Bias, Truth, and a Mighty Moose!



Calkins Creek

(Astra Books for Young Readers)

(pub. 5.14.2024)

48 pages

Ages 7 -10

Author: Beth Anderson

   Illustrator: Jeremy Holmes

Character: Thomas Jefferson's


" Young Thomas Jefferson loved to measure the natural world: plants and animals, mountains and streams, crops and weather. With a notepad in his pocket, he constantly examined, experimented, and explored. He dreamed of making great discoveries like the well-known scientific author, Count Georges-Louis Leclerc de Buffon.

But when Buffon published an encyclopedia of the natural world, Jefferson was furious! According to the French count, America was cold and swampy, and filled with small and boring animals, nothing like the majestic creatures of the OId World. Jefferson knew Buffon had never even been to America. Where had Buffon gotten his information? Had he cherry-picked the facts to suit his arguments? Was he biased in favor of Europe?

How could Jefferson prove Buffon wrong? By using scientific inquiry, of course! This first picture book to emphasize Jefferson’s use of scientific methods is an accessible and entertaining approach to a lesser-known side of Jefferson."

Tantalizing taste:


A stench as mighty as the MOOSE!

A FEW DAYS LATER, a colossal box arrived - with a monstrous stench.

Thomas peered at the moose. Not magnificent, but BIG. He sent it off, with apologies for the moose's hair and mismatched antlers."

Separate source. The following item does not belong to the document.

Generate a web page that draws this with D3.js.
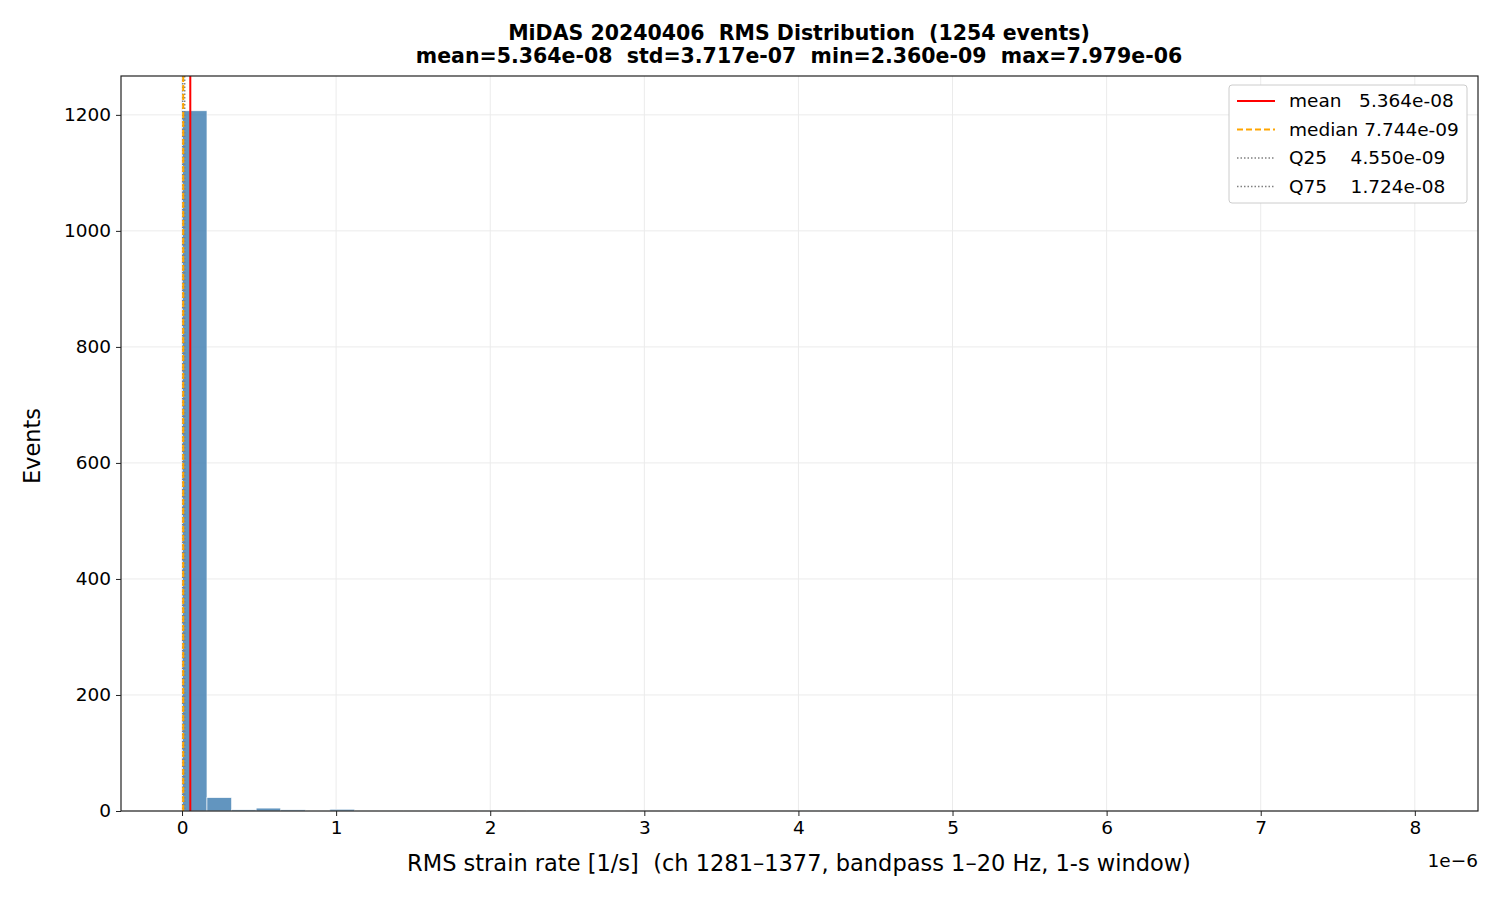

And something more: Beth Anderson explains in the Author's Note: "As an amateur scientist, Jefferson understood how a limited amount of information and unreliable sources created mistruths. He understood how easily people were fooled when these ideas came from someone with power and authority. He also understood how hard it was to get rid of misinformation once it spread. Buffon's ideas took more than a century to completely fade away."